Comparing Preprints to Published Versions
MethodologyComments
The real win here is that the public existence of the preprint creates a permanent audit trail. It makes it significantly harder for authors to engage in selective reporting since the original data footprint is already timestamped.
While removing data can signal reviewer skepticism, it often simply reflects strict journal page limits. Many authors move robust data to the supplement to keep the main narrative concise without compromising the evidence.
If a reader identifies a softened claim in the final version, how can they determine if the authors were being more honest in the preprint or if they were simply overreaching before the peer-review corrections?

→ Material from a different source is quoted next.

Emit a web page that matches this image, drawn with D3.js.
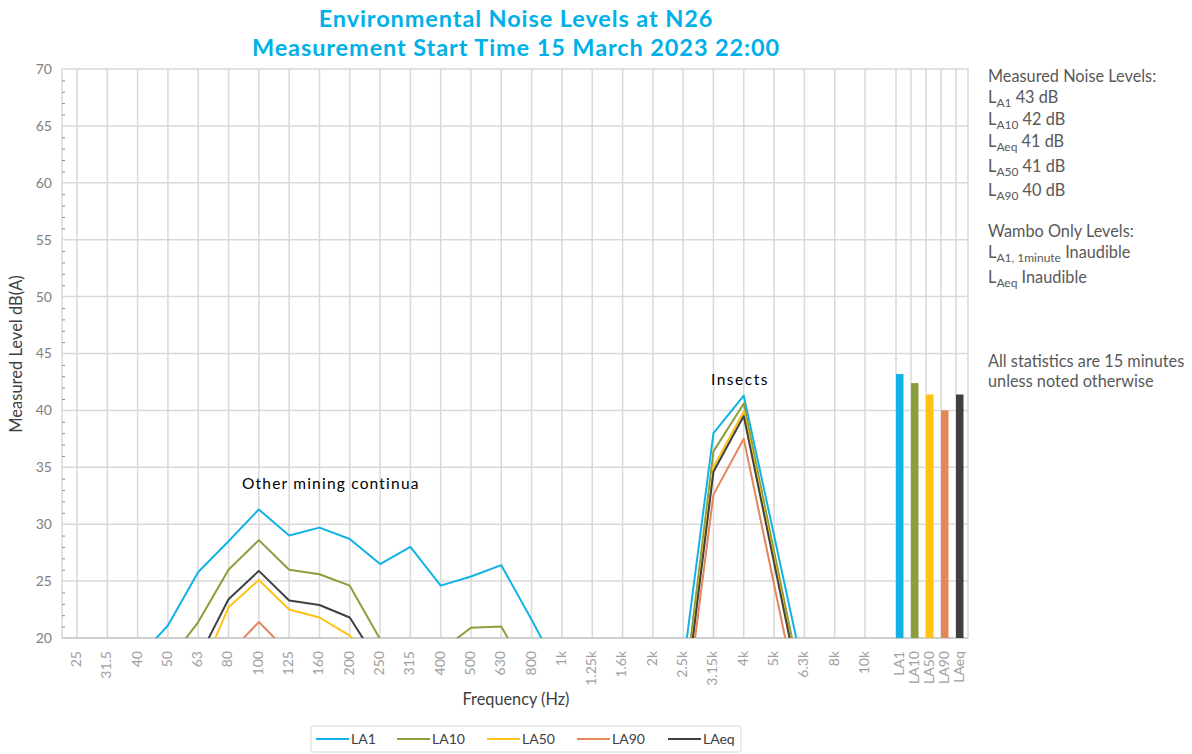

I disagree that the gap is always a signal of fragility. Often, the shifts in language are just the result of authors learning to communicate their findings more clearly to a wider audience.
This is becoming harder to track with the rise of overlay journals. When the published version is just a peer-reviewed stamp on the original preprint, the diff disappears entirely.
Does the length of time between the preprint and the final version matter... like, if it took two years to publish, does that suggest a more aggressive diff process?
This is crucial for those of us implementing these methods in the field. Preprints often include the notes on what didn't work that get scrubbed for the final version, which saves us months of wasted effort.
This is basically the academic version of corporate marketing. The preprint is the raw prototype; the published paper is the glossy brochure.